* [TASK DESCRIPTION] Work out how many lines contain "that". Reply with the count alone.

---------- DATA SEGMENT

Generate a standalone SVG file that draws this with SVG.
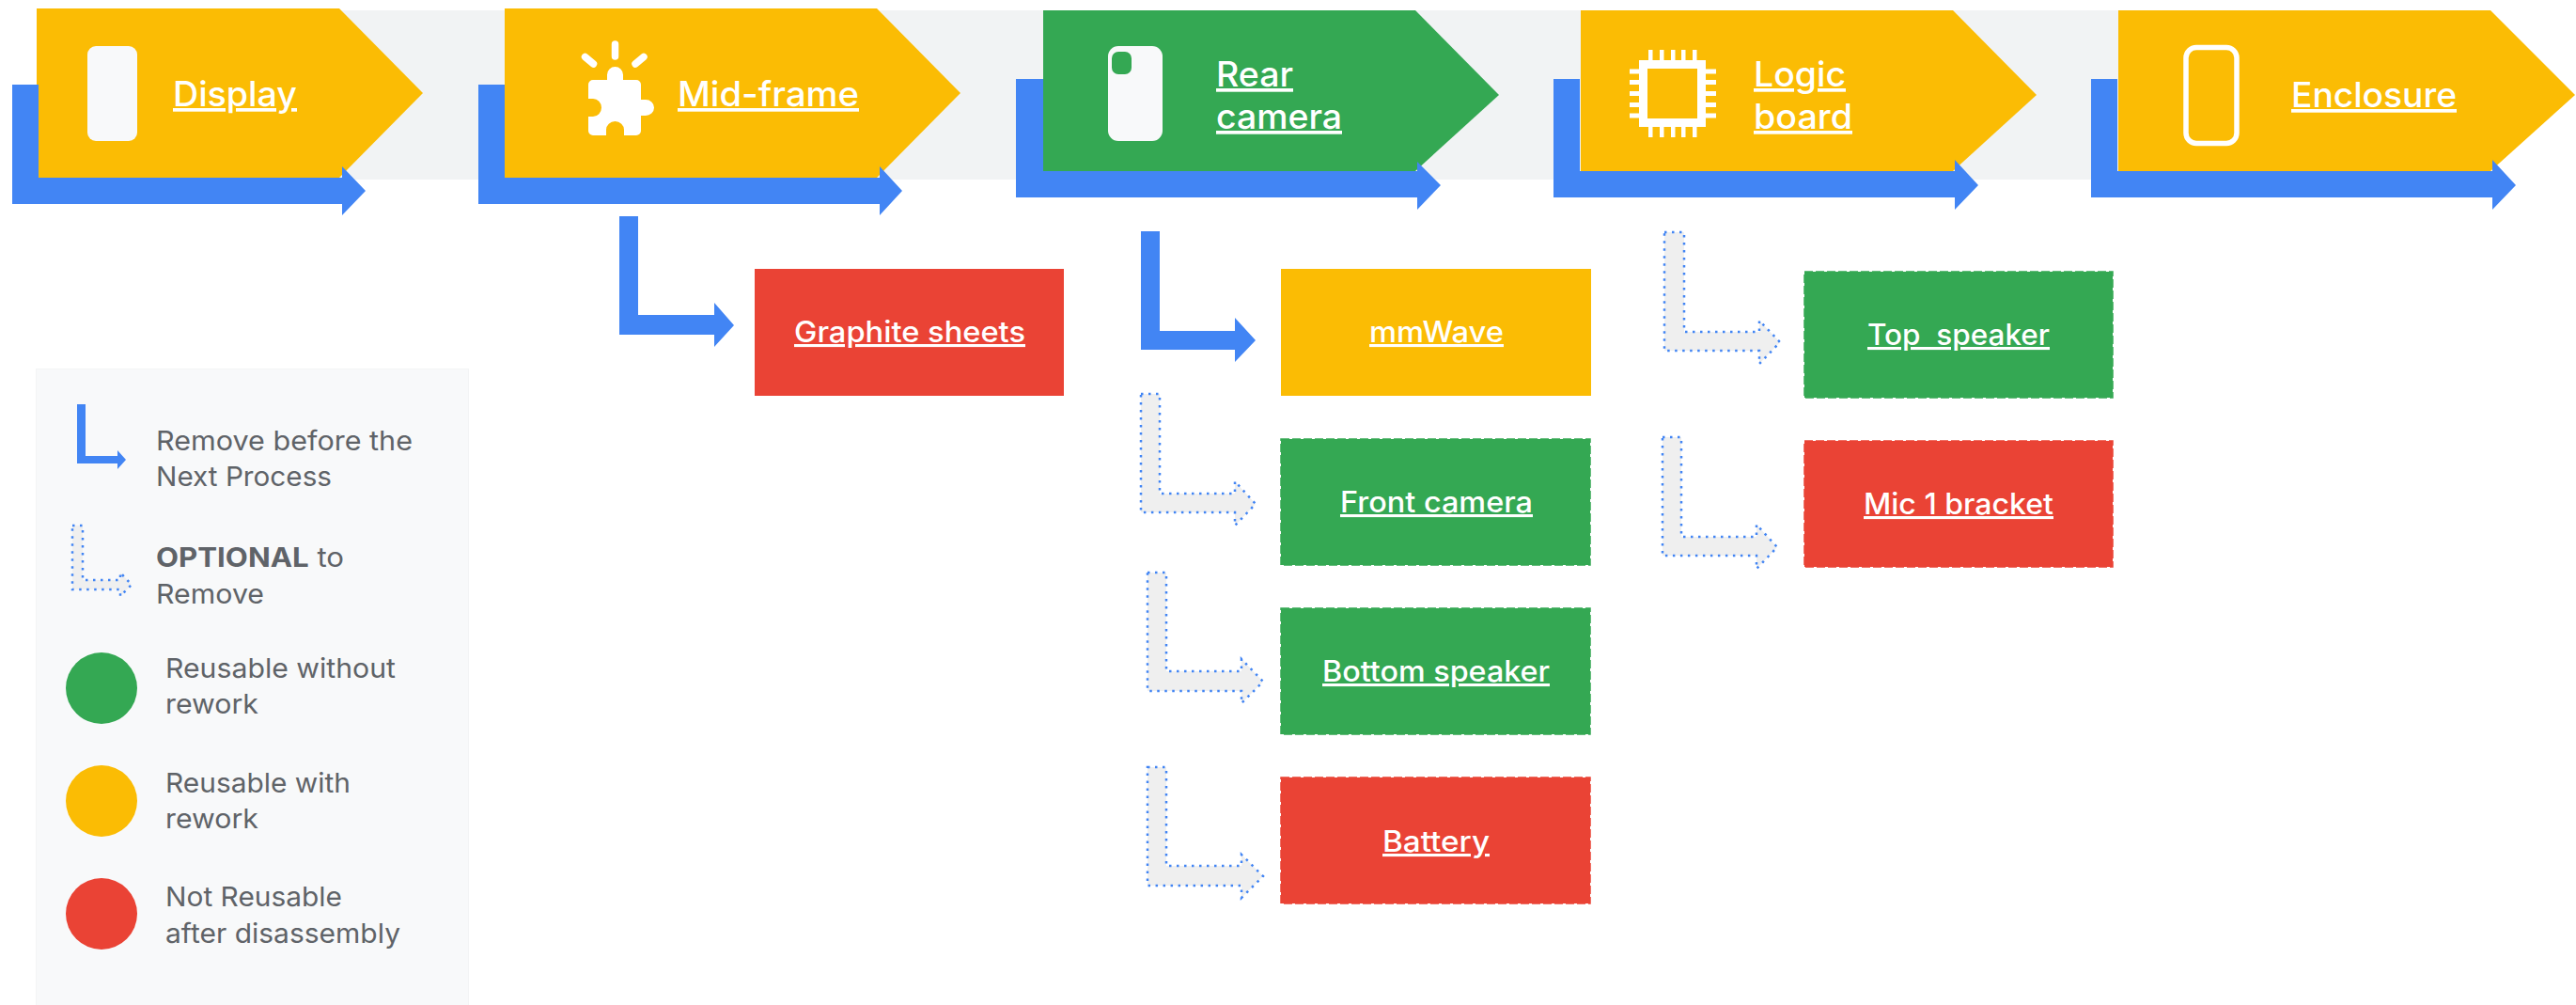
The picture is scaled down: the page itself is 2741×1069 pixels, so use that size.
<svg xmlns="http://www.w3.org/2000/svg" width="2741" height="1069" viewBox="0 0 2741 1069">
<style>
text{font-family:"Inter","Noto Sans","Liberation Sans",sans-serif}
.lbl{fill:#fff;font-weight:500;text-decoration:underline;text-decoration-thickness:3px;text-underline-offset:3px;text-decoration-skip-ink:none}
.big{font-size:37px}
.mid{font-size:31px}
.leg{fill:#5f6368;font-size:29px;font-weight:400}
.y{fill:#fbbc04}.g{fill:#34a853}.r{fill:#ea4335}
.solid{fill:#4285f4}
.opt{fill:#efefef;stroke:#4285f4;stroke-width:2.500;stroke-dasharray:2.500 5.500}
.dg{stroke:#34a853;stroke-width:1.500;stroke-dasharray:9 3}
.dr{stroke:#ea4335;stroke-width:1.500;stroke-dasharray:9 3}
.w{fill:#fff}
</style>
<rect id="band" x="39" y="11" width="2300" height="180" fill="#f1f3f4"/>
<g id="node-display">
<polygon class="y" points="39,9 361,9 450,99 361,189 39,189"/>
<rect x="93" y="49" width="53" height="101" rx="9" fill="#f8f9fa"/>
<text class="lbl big" x="184" y="113" textLength="132" lengthAdjust="spacingAndGlyphs">Display</text>
</g>
<g id="node-midframe">
<polygon class="y" points="537,9 933,9 1022,99 933,189 537,189"/>
<path class="w" d="M626,90 a5,5 0 0 1 5,-5 H646 V79.500 a8.500,8.500 0 0 1 17,0 V85 H677 a5,5 0 0 1 5,5 V106 H687 a9,8.500 0 0 1 0,17 H682 V139 a5,5 0 0 1 -5,5 H664 V138 a9.500,9 0 0 0 -19,0 V144 H631 a5,5 0 0 1 -5,-5 V124 H631 a9,9.500 0 0 0 0,-19 H626 Z"/>
<path d="M654.500,47 V60 M622.500,60.500 L631.500,68 M685,60.500 L676,68" stroke="#fff" stroke-width="7.500" stroke-linecap="round" fill="none"/>
<text class="lbl big" x="721" y="113" textLength="193" lengthAdjust="spacingAndGlyphs">Mid-frame</text>
</g>
<g id="node-rear-camera">
<polygon class="g" points="1110,11 1506,11 1595,101 1506,182 1110,182"/>
<rect x="1179" y="49" width="58" height="101" rx="11" fill="#f8f9fa"/>
<rect x="1183" y="55" width="21" height="24" rx="7" class="g"/>
<text class="lbl big" x="1294" y="92" textLength="82" lengthAdjust="spacingAndGlyphs">Rear</text>
<text class="lbl big" x="1294" y="137" textLength="134" lengthAdjust="spacingAndGlyphs">camera</text>
</g>
<g id="node-logic-board">
<polygon class="y" points="1682,11 2078,11 2167,101 2078,182 1682,182"/>
<path class="w" fill-rule="evenodd" d="M1744,64 H1815 V135 H1744 Z M1753,73 V126 H1806 V73 Z"/>
<path class="w" d="M1754,53h4.500v11h-4.500z M1766,53h4.500v11h-4.500z M1778,53h4.500v11h-4.500z M1789,53h4.500v11h-4.500z M1801,53h4.500v11h-4.500z M1754,135h4.500v11h-4.500z M1766,135h4.500v11h-4.500z M1778,135h4.500v11h-4.500z M1789,135h4.500v11h-4.500z M1801,135h4.500v11h-4.500z M1734,73.500h10v5h-10z M1734,85h10v5h-10z M1734,97h10v5h-10z M1734,109h10v5h-10z M1734,120.500h10v5h-10z M1815,73.500h11v5h-11z M1815,85h11v5h-11z M1815,97h11v5h-11z M1815,109h11v5h-11z M1815,120.500h11v5h-11z"/>
<text class="lbl big" x="1866" y="92" textLength="98" lengthAdjust="spacingAndGlyphs">Logic</text>
<text class="lbl big" x="1866" y="137" textLength="105" lengthAdjust="spacingAndGlyphs">board</text>
</g>
<g id="node-enclosure">
<polygon class="y" points="2254,11 2650,11 2740,101 2650,182 2254,182"/>
<rect x="2326" y="50.500" width="54" height="102" rx="11" fill="none" stroke="#fff" stroke-width="5.500"/>
<text class="lbl big" x="2438" y="114" textLength="176" lengthAdjust="spacingAndGlyphs">Enclosure</text>
</g>
<g id="node-graphite">
<rect class="r" x="803" y="286" width="329" height="135"/>
<text class="lbl mid" x="845" y="364" textLength="246" lengthAdjust="spacingAndGlyphs">Graphite sheets</text>
</g>
<g id="node-mmwave">
<rect class="y" x="1363" y="286" width="330" height="135"/>
<text class="lbl mid" x="1457" y="364" textLength="143" lengthAdjust="spacingAndGlyphs">mmWave</text>
</g>
<g id="node-front-camera">
<rect class="g dg" x="1363" y="467" width="329" height="134"/>
<text class="lbl mid" x="1426" y="545" textLength="205" lengthAdjust="spacingAndGlyphs">Front camera</text>
</g>
<g id="node-bottom-speaker">
<rect class="g dg" x="1363" y="647" width="329" height="134"/>
<text class="lbl mid" x="1407" y="725" textLength="242" lengthAdjust="spacingAndGlyphs">Bottom speaker</text>
</g>
<g id="node-battery">
<rect class="r dr" x="1363" y="827" width="329" height="134"/>
<text class="lbl mid" x="1471" y="906" textLength="114" lengthAdjust="spacingAndGlyphs">Battery</text>
</g>
<g id="node-top-speaker">
<rect class="g dg" x="1920" y="289" width="328" height="134"/>
<text class="lbl mid" x="1987" y="367" textLength="194" lengthAdjust="spacingAndGlyphs" xml:space="preserve">Top  speaker</text>
</g>
<g id="node-mic">
<rect class="r dr" x="1920" y="469" width="328" height="134"/>
<text class="lbl mid" x="1983" y="547" textLength="202" lengthAdjust="spacingAndGlyphs">Mic 1 bracket</text>
</g>
<g id="connectors">
<polygon class="solid" points="13,90 41,90 41,189 364,189 364,177 389,203 364,229 364,217 13,217"/>
<polygon class="solid" points="509,90 537,90 537,189 936,189 936,177 960,203 936,229 936,217 509,217"/>
<polygon class="solid" points="1081,84 1110,84 1110,182 1508,182 1508,172 1533,197 1508,223 1508,210 1081,210"/>
<polygon class="solid" points="1653,84 1681,84 1681,182 2080,182 2080,170 2105,197 2080,223 2080,210 1653,210"/>
<polygon class="solid" points="2225,84 2253,84 2253,182 2652,182 2652,170 2677,197 2652,223 2652,210 2225,210"/>
<polygon class="solid" points="659,230 679,230 679,335 760,335 760,322 781,346 760,369 760,356 659,356"/>
<polygon class="solid" points="1214,246 1234,246 1234,352 1314,352 1314,338 1336,362 1314,385 1314,372 1214,372"/>
<polygon class="opt" points="1214,419 1234,419 1234,525 1314,525 1314,512 1336,536 1314,559 1314,545 1214,545"/>
<polygon class="opt" points="1221,609 1241,609 1241,714 1321,714 1321,701 1344,725 1321,748 1321,735 1221,735"/>
<polygon class="opt" points="1221,816 1241,816 1241,921 1321,921 1321,909 1344,932 1321,955 1321,942 1221,942"/>
<polygon class="opt" points="1771,247 1792,247 1792,353 1872,353 1872,341 1894,364 1872,387 1872,373 1771,373"/>
<polygon class="opt" points="1769,465 1789,465 1789,571 1869,571 1869,558 1891,582 1869,605 1869,591 1769,591"/>
</g>
<g id="legend">
<rect x="38.500" y="392.500" width="460" height="690" fill="#f8f9fa" stroke="#f3f4f5"/>
<polygon class="solid" points="82,430 91,430 91,485 125,485 125,479 134,489 125,499 125,493 82,493"/>
<polygon class="opt" points="77,559 88,559 88,617 128,617 128,609 140,622 128,634 128,627 77,627"/>
<text class="leg" x="166" y="479" textLength="273" lengthAdjust="spacingAndGlyphs">Remove before the</text>
<text class="leg" x="166" y="517" textLength="187" lengthAdjust="spacingAndGlyphs">Next Process</text>
<text class="leg" x="166" y="603" textLength="200" lengthAdjust="spacingAndGlyphs"><tspan font-weight="700">OPTIONAL</tspan> to</text>
<text class="leg" x="166" y="642" textLength="115" lengthAdjust="spacingAndGlyphs">Remove</text>
<circle class="g" cx="108" cy="732" r="38"/>
<text class="leg" x="176" y="721" textLength="245" lengthAdjust="spacingAndGlyphs">Reusable without</text>
<text class="leg" x="176" y="759" textLength="99" lengthAdjust="spacingAndGlyphs">rework</text>
<circle class="y" cx="108" cy="852" r="38"/>
<text class="leg" x="176" y="843" textLength="197" lengthAdjust="spacingAndGlyphs">Reusable with</text>
<text class="leg" x="176" y="881" textLength="99" lengthAdjust="spacingAndGlyphs">rework</text>
<circle class="r" cx="108" cy="972" r="38"/>
<text class="leg" x="176" y="964" textLength="188" lengthAdjust="spacingAndGlyphs">Not Reusable</text>
<text class="leg" x="176" y="1003" textLength="250" lengthAdjust="spacingAndGlyphs">after disassembly</text>
</g>
</svg>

--------------------

* [RESPONSE TO THIS EXERCISE] 2